[Earlier today, the blog ran a 1949 profile of NBA pioneer Eddie Gottlieb. Now fast forward just one year. Gotty offered this bold prediction in the 1950 Dell Basketball Magazine: the demise of the 5-foot-11 and under player in basketball. Yes, the end of those scampering Lilliputians who once called the (set) shots in pro basketball. Gotty’s perspective alone—those 6 feet to 6-feet-5 represent abnormally tall figures, and this basketball demographic was growing more athletic by the year—is worth the read. Basketball history. of course, affirms that Gotty was definitely on to something. Gotty was also partly correct about the near-extinction of the little guy in basketball relative to yesteryear. Fortunately for the game, he may have overstated his case. Since this article appeared in 1950, Lord knows there have been plenty of scampering, undersized guards who have left their mark on the record books. And now, here’s Gotty.]
The day is not far off when the small man will be practically an unknown quantity in basketball. Day by day, the importance of the big man is becoming stronger, and coaches are concentrating on the biggest men they can get.
Of course, you may ask, what is meant by a little man? As I see it, he is a player 5’ 10” or under. Basketball players of this size have been playmakers and “set” shots of their respective teams from time immemorial.

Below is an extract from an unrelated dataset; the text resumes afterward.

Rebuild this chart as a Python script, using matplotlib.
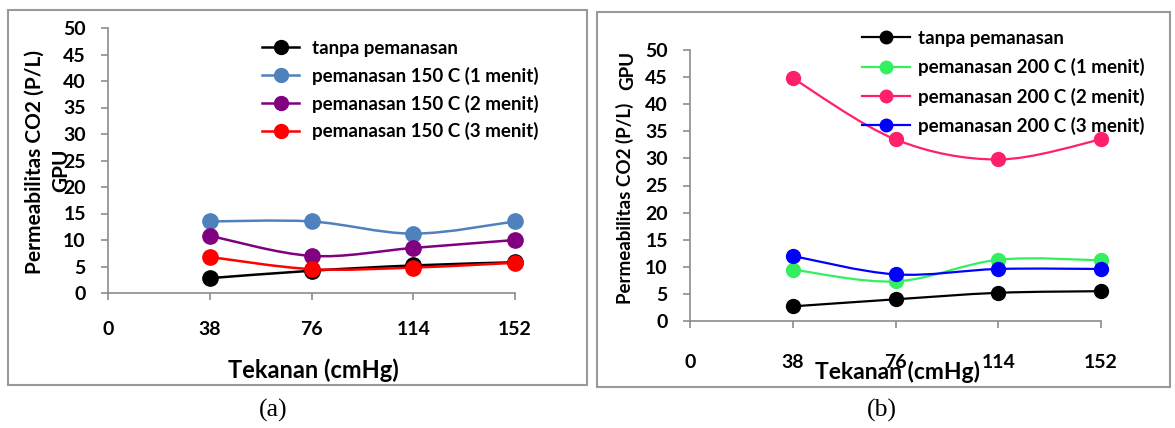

In recent years, however, the human race as a whole has been getting taller, and boys 6 feet tall and upwards to about 6 feet 4 inches have been developing themselves as outside shots and playmakers, so that the little man has lost his virtual monopoly on this style of play.
In the pro ranks especially, where the coach can pick his material, he prefers the big man who can do these things to the little man, for a great number of reasons. Chief among these is the fact that all pro teams have four or five big men who can play the pivot, and whenever the opposition uses a small man, his opponent will immediately take the pivot position, and take advantage of his greater height. This can prove very disastrous and has often done so.
Furthermore, the game today puts a premium on big men, because it is absolutely essential to get rebounds, and a small man has very little chance to do this against players four to eight inches taller.
Of course, in college basketball, where the coach has a limited number of capable players, he will always use a good small man if he has one, because he may be the only good outside shot and playmaker on the entire squad. Also, the fear that the other coach may use all pivot men does not exist, as the colleges are lucky to have one or two capable pivoteers, let alone four or five.
Speed and deception, once the sole property of little men, is now the stock in trade of the 6 footer and 6 foot 4 inch player. The bigger men can do everything the small man can do, and, with the added height, are more valuable, both offensively and defensively. So, the big question arises: why use a small man when you can get a bigger man to do the same job in a more capable manner?
What small man can outspeed or make better plays than 6’ 4” Howie Dallmar, former Warrior star, 6’ 1” Bob Davies of the Rochester Royals, 6’ 5” Jim Pollard of the Minneapolis Lakers, 6’ 1” Max Zaslofsky of the Chicago Stags, 6’ 1” John Logan of the St. Louis Bombers, and a host of others? And most of these boys are excellent outside shooters and great rebounders.
These are the players the pro coaches and scouts are looking for, and the college boys know it. So the bigger boys are trying to develop their skill along the necessary lines. With their development, the coaches will always prefer the bigger men, until the small man is finally practically eliminated.
It is my belief and conviction that in basketball, the same as every other sport—a good big man will always outplay a good little man.